What this task involves: Copy the first line of the material below and every later line through the line containing "Arial, Helvetica, sans-serif';", without any other output.

========================

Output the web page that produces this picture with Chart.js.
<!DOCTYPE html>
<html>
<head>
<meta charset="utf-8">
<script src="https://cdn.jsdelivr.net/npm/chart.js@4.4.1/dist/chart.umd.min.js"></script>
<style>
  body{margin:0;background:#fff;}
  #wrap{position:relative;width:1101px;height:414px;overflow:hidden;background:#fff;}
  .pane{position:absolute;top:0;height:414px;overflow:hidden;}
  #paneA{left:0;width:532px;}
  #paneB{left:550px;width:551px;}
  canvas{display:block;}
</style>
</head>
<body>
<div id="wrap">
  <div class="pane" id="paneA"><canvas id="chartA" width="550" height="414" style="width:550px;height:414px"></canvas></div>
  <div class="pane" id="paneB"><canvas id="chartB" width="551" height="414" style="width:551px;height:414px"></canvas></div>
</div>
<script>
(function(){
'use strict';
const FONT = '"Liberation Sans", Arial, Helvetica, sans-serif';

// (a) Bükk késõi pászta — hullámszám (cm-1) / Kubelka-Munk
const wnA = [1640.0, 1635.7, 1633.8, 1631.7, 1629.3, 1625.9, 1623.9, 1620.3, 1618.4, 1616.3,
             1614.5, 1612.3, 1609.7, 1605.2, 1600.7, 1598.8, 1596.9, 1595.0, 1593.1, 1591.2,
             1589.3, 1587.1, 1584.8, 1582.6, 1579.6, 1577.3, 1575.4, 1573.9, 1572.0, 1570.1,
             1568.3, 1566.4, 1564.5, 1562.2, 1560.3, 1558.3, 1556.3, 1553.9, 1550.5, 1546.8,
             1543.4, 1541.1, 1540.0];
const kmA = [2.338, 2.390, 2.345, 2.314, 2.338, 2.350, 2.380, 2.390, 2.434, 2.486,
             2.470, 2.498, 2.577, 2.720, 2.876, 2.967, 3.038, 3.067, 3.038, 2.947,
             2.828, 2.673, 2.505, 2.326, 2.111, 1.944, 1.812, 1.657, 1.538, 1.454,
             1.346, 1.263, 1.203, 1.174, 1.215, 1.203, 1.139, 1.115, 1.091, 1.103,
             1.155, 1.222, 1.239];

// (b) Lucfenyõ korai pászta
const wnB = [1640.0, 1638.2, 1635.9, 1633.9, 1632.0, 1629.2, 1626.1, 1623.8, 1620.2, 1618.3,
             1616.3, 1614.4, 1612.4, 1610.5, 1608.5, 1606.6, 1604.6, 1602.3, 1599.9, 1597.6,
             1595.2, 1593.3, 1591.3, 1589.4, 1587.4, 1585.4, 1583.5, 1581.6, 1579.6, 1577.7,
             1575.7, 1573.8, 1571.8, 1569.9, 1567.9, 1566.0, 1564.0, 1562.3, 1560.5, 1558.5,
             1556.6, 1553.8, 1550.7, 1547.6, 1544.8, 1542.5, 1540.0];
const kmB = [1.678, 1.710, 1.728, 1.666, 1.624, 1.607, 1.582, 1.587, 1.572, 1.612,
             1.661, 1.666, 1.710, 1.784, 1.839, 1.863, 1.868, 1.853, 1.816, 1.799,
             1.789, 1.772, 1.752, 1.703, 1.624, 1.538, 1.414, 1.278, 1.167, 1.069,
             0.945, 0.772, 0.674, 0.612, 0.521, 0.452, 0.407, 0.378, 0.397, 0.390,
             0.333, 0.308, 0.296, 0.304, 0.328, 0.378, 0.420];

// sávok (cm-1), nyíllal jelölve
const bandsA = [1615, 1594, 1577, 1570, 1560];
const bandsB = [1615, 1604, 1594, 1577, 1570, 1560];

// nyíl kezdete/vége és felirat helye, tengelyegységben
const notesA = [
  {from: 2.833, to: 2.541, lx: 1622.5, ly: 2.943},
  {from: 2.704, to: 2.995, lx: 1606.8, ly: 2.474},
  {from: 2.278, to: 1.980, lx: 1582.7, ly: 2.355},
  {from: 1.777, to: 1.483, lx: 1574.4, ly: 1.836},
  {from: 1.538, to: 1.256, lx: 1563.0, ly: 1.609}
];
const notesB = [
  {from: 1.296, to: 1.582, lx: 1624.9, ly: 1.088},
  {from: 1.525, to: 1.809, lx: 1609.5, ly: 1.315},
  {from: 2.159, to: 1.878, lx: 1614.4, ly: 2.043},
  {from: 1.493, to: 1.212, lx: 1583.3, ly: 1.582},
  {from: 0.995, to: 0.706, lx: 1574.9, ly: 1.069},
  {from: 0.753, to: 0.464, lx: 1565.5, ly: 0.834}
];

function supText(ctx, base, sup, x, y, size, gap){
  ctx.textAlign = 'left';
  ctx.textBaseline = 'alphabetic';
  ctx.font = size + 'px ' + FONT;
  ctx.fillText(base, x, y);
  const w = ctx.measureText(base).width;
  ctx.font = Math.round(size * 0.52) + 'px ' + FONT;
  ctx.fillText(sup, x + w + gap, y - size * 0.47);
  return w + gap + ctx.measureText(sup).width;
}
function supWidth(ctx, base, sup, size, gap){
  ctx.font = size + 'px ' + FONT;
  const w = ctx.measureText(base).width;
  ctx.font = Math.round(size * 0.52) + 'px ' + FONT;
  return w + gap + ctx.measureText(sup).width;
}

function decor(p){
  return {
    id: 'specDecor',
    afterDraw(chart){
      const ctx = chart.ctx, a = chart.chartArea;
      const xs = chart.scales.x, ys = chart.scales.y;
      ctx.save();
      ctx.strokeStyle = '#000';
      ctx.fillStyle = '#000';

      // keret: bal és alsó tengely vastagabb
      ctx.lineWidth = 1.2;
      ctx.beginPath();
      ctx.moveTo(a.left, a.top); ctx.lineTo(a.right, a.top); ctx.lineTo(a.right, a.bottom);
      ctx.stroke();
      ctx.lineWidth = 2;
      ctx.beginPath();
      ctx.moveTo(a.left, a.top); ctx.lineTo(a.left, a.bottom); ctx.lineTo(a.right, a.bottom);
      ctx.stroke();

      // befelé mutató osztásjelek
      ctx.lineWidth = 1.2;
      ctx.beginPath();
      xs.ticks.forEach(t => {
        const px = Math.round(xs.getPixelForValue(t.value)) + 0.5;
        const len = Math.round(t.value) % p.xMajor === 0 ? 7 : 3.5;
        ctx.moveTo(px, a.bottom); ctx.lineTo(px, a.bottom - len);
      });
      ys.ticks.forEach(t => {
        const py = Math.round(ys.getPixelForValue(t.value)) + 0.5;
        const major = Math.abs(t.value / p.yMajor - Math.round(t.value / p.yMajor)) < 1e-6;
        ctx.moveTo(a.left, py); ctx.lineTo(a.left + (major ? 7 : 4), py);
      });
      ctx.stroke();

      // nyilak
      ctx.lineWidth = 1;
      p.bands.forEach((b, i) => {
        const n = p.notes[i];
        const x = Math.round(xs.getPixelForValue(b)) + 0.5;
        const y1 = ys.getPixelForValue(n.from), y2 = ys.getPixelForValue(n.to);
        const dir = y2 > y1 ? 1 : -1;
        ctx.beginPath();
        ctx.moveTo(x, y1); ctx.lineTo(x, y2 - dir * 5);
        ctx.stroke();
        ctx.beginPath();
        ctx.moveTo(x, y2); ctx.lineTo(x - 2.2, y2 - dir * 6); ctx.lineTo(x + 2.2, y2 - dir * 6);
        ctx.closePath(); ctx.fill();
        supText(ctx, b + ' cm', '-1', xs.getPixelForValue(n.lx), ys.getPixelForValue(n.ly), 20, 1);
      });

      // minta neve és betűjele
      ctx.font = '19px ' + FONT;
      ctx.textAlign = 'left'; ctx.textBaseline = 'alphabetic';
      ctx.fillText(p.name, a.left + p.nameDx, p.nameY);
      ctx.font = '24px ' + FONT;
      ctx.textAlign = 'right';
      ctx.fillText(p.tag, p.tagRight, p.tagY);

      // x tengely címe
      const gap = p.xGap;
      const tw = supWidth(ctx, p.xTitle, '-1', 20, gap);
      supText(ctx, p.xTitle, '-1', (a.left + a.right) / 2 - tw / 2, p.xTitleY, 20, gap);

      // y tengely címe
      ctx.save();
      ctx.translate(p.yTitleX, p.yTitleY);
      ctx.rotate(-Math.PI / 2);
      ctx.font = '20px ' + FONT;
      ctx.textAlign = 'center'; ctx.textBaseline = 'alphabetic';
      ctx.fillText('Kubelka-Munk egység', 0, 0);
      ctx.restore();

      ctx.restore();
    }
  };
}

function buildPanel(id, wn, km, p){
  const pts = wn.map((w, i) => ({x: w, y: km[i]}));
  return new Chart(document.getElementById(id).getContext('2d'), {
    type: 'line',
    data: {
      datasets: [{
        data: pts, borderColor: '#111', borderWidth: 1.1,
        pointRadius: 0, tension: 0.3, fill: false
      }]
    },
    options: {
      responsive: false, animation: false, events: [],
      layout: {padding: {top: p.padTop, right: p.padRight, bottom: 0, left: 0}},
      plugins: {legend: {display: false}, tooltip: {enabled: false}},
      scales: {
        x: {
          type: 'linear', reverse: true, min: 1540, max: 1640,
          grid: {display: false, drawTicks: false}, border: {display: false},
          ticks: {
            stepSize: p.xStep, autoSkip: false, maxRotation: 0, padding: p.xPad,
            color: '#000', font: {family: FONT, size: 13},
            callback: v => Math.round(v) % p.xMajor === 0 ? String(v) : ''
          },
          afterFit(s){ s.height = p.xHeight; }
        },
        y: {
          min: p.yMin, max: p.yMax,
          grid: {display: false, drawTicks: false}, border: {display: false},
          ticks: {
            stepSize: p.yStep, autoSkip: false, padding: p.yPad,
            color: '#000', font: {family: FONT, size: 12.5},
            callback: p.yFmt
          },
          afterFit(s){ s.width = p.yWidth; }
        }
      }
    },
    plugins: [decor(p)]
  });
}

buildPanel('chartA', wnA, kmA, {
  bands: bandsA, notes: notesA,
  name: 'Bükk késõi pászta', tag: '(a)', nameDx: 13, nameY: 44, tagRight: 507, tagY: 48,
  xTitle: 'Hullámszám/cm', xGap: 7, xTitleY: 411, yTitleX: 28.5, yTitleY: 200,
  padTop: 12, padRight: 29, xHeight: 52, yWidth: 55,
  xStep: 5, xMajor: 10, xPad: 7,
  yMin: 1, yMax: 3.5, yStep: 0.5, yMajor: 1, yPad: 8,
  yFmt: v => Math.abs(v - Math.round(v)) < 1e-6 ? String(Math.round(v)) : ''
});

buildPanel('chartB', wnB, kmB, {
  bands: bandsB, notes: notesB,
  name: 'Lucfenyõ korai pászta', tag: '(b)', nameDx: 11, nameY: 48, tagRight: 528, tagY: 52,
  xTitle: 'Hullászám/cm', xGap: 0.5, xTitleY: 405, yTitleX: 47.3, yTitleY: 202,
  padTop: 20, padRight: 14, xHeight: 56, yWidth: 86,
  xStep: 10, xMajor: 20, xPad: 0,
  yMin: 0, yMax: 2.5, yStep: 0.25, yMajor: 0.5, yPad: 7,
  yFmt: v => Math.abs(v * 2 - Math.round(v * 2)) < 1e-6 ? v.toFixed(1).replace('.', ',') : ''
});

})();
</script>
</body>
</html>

========================

Result for this exercise:
Output the web page that produces this picture with Chart.js.
<!DOCTYPE html>
<html>
<head>
<meta charset="utf-8">
<script src="https://cdn.jsdelivr.net/npm/chart.js@4.4.1/dist/chart.umd.min.js"></script>
<style>
  body{margin:0;background:#fff;}
  #wrap{position:relative;width:1101px;height:414px;overflow:hidden;background:#fff;}
  .pane{position:absolute;top:0;height:414px;overflow:hidden;}
  #paneA{left:0;width:532px;}
  #paneB{left:550px;width:551px;}
  canvas{display:block;}
</style>
</head>
<body>
<div id="wrap">
  <div class="pane" id="paneA"><canvas id="chartA" width="550" height="414" style="width:550px;height:414px"></canvas></div>
  <div class="pane" id="paneB"><canvas id="chartB" width="551" height="414" style="width:551px;height:414px"></canvas></div>
</div>
<script>
(function(){
'use strict';
const FONT = '"Liberation Sans", Arial, Helvetica, sans-serif';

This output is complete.